For each artist, a histogram of song lengths (in terms of number of tokens). If you put the song lengths in a data frame with an artist column, matplotlib will make the plotting quite easy. An example is given to help you out. 


In [None]:
# Initiate a new dictionary that is empty - will add cleaned data as it's processed 
song_lengths = {}

# Fold to lowercase and populate lyrics_dictionary_cleaned
for artist, songs in lyrics_dictionary.items():
    cleaned_songs = {}
    for song, lyrics in songs.items():
        cleaned_lyrics = lyrics.lower()
        cleaned_songs[song] = cleaned_lyrics
    song_lengths[artist] = cleaned_songs

# Remove stopwords directly from lyrics_dictionary_cleaned
for artist, songs in song_lengths .items():
    for song, lyrics in songs.items():
        # Split the lyrics into individual words
        words = lyrics.split()
        # Remove stopwords from the list of words
        cleaned_words = [word for word in words if word.lower() not in sw]
        # Join the cleaned words back into a single string
        cleaned_lyrics = " ".join(cleaned_words)
        # Update the lyrics in the lyrics_dictionary_cleaned
        song_lengths [artist][song] = cleaned_lyrics

# Remove punctuation directly from lyrics_dictionary_cleaned
for artist, songs in song_lengths.items():
    cleaned_songs = {}
    for song, lyrics in songs.items():
        # Remove punctuation marks
        cleaned_lyrics = lyrics.translate(str.maketrans("", "", string.punctuation))
        cleaned_songs[song] = cleaned_lyrics
    song_lengths [artist] = cleaned_songs

# split at whitespace 
for artist, songs in song_lengths.items():
    for song, lyrics in songs.items():
        split_lyrics = lyrics.split()
        song_lengths [artist][song] = split_lyrics

In [None]:
#replace each key with the length of that key (number of tokens in the songs)
# remove the extra "" inside of the ''  
for artist, songs in lyrics_dictionary.items():
    for song, words in songs.items():
        song_cleaned = song.strip('"')
        lyrics_dictionary[artist][song_cleaned] = len(words)
        del lyrics_dictionary[artist][song]

In [None]:
cher_song_lengths = song_lengths['cher']
cher_song_lengths = song_lengths['cher']

In [None]:
from collections import Counter
from matplotlib import pyplot as plt

word_counts = Counter(cher_lyric_tokens)
frequencies = list(word_counts.values())

plt.hist(frequencies, bins= 5)
plt.xlabel('Word Frequency')
plt.ylabel('Count')
plt.title('Histogram of Word Occurrences')
plt.show()



In [None]:
plot_word_histogram(cher_lyric_tokens, num_bins=10)

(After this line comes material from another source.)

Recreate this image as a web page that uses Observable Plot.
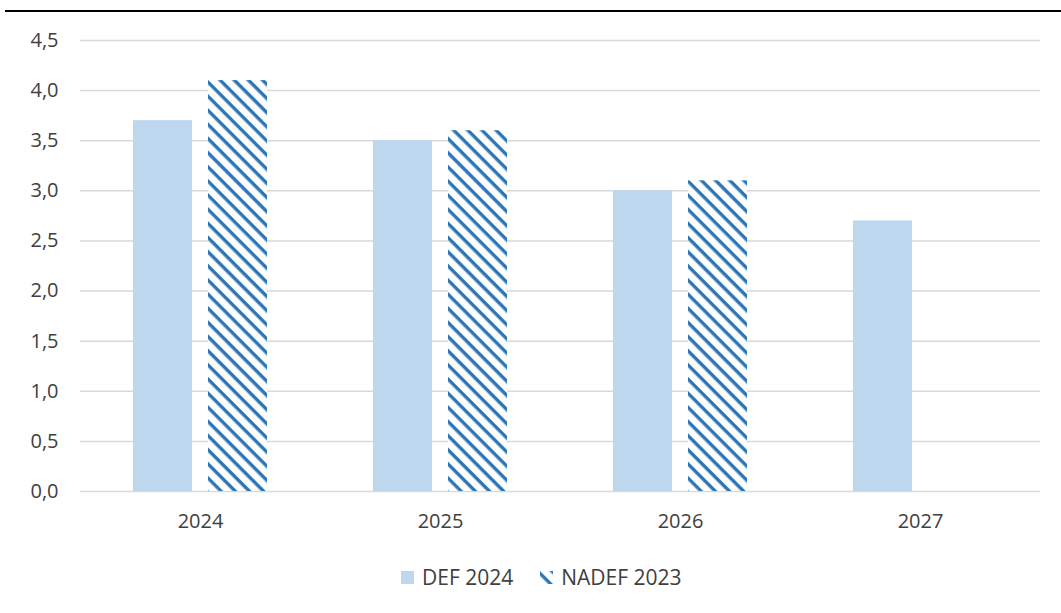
<!DOCTYPE html>
<html>
<head>
<meta charset="utf-8">
<script src="https://cdn.jsdelivr.net/npm/d3@7"></script>
<script src="https://cdn.jsdelivr.net/npm/@observablehq/plot@0.6"></script>
<style>
  body { margin: 0; background: #fff; font-family: "Open Sans", sans-serif; }
  #wrap { position: relative; width: 1061px; height: 613px; overflow: hidden; }
  #rule { position: absolute; left: 5px; right: 0; top: 10px; height: 2px; background: #000; }
  #chart { position: absolute; left: 0; top: 0; }
  #legend { position: absolute; top: 565px; left: 401px; display: flex; align-items: center;
            font-size: 21px; line-height: 24px; color: #404040; white-space: nowrap; }
  #legend .item { display: flex; align-items: center; }
  #legend svg { display: block; margin-right: 8px; }
</style>
</head>
<body>
<div id="wrap">
  <div id="rule"></div>
  <div id="chart"></div>
  <div id="legend"></div>
</div>
<script>
// Years on the category axis and the two forecast series
const years = ["2024", "2025", "2026", "2027"];
const seriesNames = ["DEF 2024", "NADEF 2023"];
const def2024 = [3.7, 3.5, 3.0, 2.7];
const nadef2023 = [4.1, 3.6, 3.1, null];
const yTicks = [0, 0.5, 1.0, 1.5, 2.0, 2.5, 3.0, 3.5, 4.0, 4.5];

const lightBlue = "#BDD7EE";
const stripeBlue = "#2E75B6";
const textColor = "#404040";

const defRows = years.map((year, i) => ({year, series: seriesNames[0], value: def2024[i]}));
const nadefRows = years
  .map((year, i) => ({year, series: seriesNames[1], value: nadef2023[i]}))
  .filter(d => d.value != null);

const fmt = d => d.toFixed(1).replace(".", ",");

const chart = Plot.plot({
  width: 1061,
  height: 540,
  marginTop: 40,
  marginBottom: 49,
  marginLeft: 79,
  marginRight: 21,
  style: {fontFamily: "'Open Sans', sans-serif", fontSize: "20px", color: textColor, background: "transparent"},
  fx: {domain: years, padding: 0, label: null, tickSize: 0, tickPadding: 22},
  x: {domain: seriesNames, paddingInner: 16 / 76, paddingOuter: 0.686, axis: null},
  y: {domain: [0, 4.5], ticks: yTicks, tickFormat: fmt, label: null, tickSize: 0, tickPadding: 22},
  marks: [
    Plot.gridY(yTicks, {stroke: "#d9d9d9", strokeOpacity: 1, strokeWidth: 1.5}),
    Plot.barY(defRows, {fx: "year", x: "series", y: "value", fill: lightBlue}),
    Plot.barY(nadefRows, {fx: "year", x: "series", y: "value", fill: "url(#hatch)"})
  ]
});

// Diagonal stripe pattern used by the NADEF bars
const svgEl = chart.tagName.toLowerCase() === "svg" ? chart : chart.querySelector("svg");
const defs = d3.select(svgEl).insert("defs", ":first-child");
const pat = defs.append("pattern")
  .attr("id", "hatch")
  .attr("patternUnits", "userSpaceOnUse")
  .attr("width", 10)
  .attr("height", 10)
  .attr("patternTransform", "rotate(45)");
pat.append("rect").attr("width", 10).attr("height", 10).attr("fill", "#fff");
pat.append("rect").attr("width", 10).attr("height", 3.4).attr("fill", stripeBlue);

document.getElementById("chart").appendChild(chart);

// Legend below the chart
const legend = d3.select("#legend");
const legendFills = [lightBlue, "url(#hatch)"];
seriesNames.forEach((name, i) => {
  const item = legend.append("div").attr("class", "item")
    .style("margin-right", i === 0 ? "27px" : "0px");
  const sw = item.append("svg").attr("width", 13).attr("height", 13);
  sw.append("rect").attr("width", 13).attr("height", 13).attr("fill", legendFills[i]);
  item.append("span").text(name);
});
</script>
</body>
</html>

Since the lyrics may be stored with carriage returns or tabs, it may be useful to have a function that can collapse whitespace, using regular expressions, and be used for splitting. 

Q: What does the regular expression `'\s+'` match on? 

A: 


In [None]:
collapse_whitespace = re.compile(r'\s+')

def tokenize_lyrics(lyric) : 
    """strip and split on whitespace"""
    return([item.lower() for item in collapse_whitespace.split(lyric)])

In [None]:
# Your lyric length comparison chart here.